On n’a rien sans rien dans la vie, il y a toujours un prix à payer, un sacrifice à faire.

Comment l’héroïne a-t-elle été créée ?

Au début du projet, Diego était censé être le personnage principal et Asa était l’élément perturbateur de l’histoire, son arrivée dans la Citadelle allait tout chambouler. Finalement, ça n’a pas tellement changé.
Même si j’ai imaginé Diego en premier, je me souviens l’avoir développé en duo avec Asa, dès le début. J’ai toujours adoré les duos de personnages, je trouve qu’on s’y attache plus vite, car il y a tout de suite une dynamique et on apprend à les connaître plus vite.
Dès le début, Asa avait pour objectif de résoudre un mystère autour de son père. J’ignore pourquoi j’ai choisi ce point de départ, mais quelles que soient les versions par lesquelles le projet est passé, je n’ai jamais réussi à me détacher ou à trouver une meilleure idée d’objectif pour le personnage.
C’est surtout ce qui l’entoure qui a évolué : la situation à Cielazur, ses collègues de la police, l’arme de son père, etc.

Quel est cet univers ? S’agit-il de rétrofuturisme ?

Pas vraiment. Mes inspirations ne se situent pas vraiment dans la SF (bien que j’adore ça et que j’en ai beaucoup lu et vu).
Disons que j’essaie plutôt de reproduire au dessin les sensations que m’évoquent les villes médiévales françaises que j’ai pas mal visitées ou les villes d’Asie.
J’aime être perdu dans une petite ruelle au milieu d’une ville où les rues s’entrecroisent, où passes des arches, où on peut apercevoir le toit d’une église ou d’un bâtiment en hauteur, etc.
C’est un peu comme être dans un labyrinthe, il y a quelque chose d’excitant, un appel à la découverte.
Mais si je devais vraiment donner un courant de SF, je dirais plutôt le Solar Punk (j’ai découvert le terme il y a peu). Je m’inspire énormément d’artistes comme Imperial Boy, dont les travaux montrent une vision presque opposée au Cyberpunk, où les villes sont certes denses et labyrinthiques, mais où il y a de la lumière, de la végétation, une sorte d’harmonie avec la nature. Certains artistes qui ont suivi Imperial boy y ajoutent un côté récupération, recyclage, ce qui donne un décalage assez intéressant. Il y a presque un côté "pays du tiers-monde, mais dans le futur".
C’est ce côté que j’essaie d’appliquer dans la Citadelle, qui est censée représenter un autre modèle de société possible lorsqu’on la compare avec la ville de Cielazur.

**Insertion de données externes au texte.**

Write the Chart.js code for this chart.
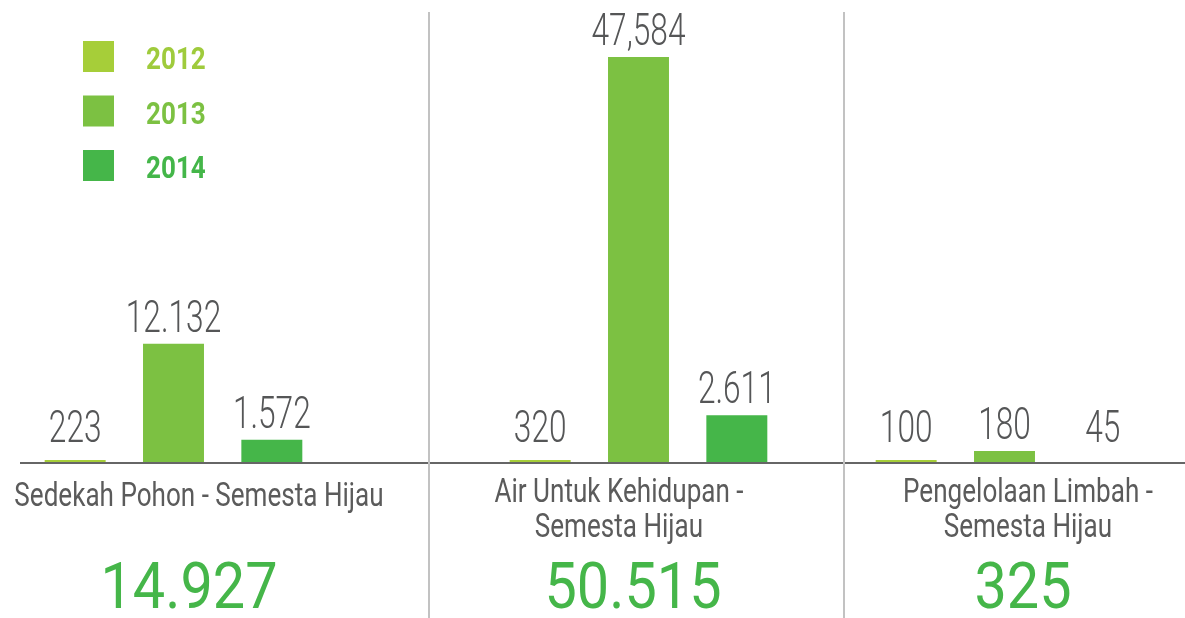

Quel est l’avenir de la série ?

Les 3 premiers tomes forment un 1er arc narratif. Il y a une forme de conclusion, mais l’histoire n’est pas finie.
J’ai une fin en tête, mais je n’ai aucune idée du nombre de tomes qu’il me faudrait pour y arriver.

Votre série de science-fiction Space Traveler verra-t-elle le jour ?

Space Traveler est un manga de SF/Space opéra que j’ai réalisé pendant mes années lycée/fac.
Disons que c’était plus une œuvre pour me faire les dents, prendre du niveau afin de viser l’édition.
Je ne sais pas si je reprendrai l’histoire telle quelle un jour, d’autant que certaines thématiques que j’abordais à l’époque sont assez similaires à celles de Sweet Konkrete. Mais il y a des éléments comme le parkour (pratiqué par les héros) ou l’aspect voyage spatial et mystère de l’univers qui me passionnent toujours autant et qui pourraient tout à fait être repris plus tard.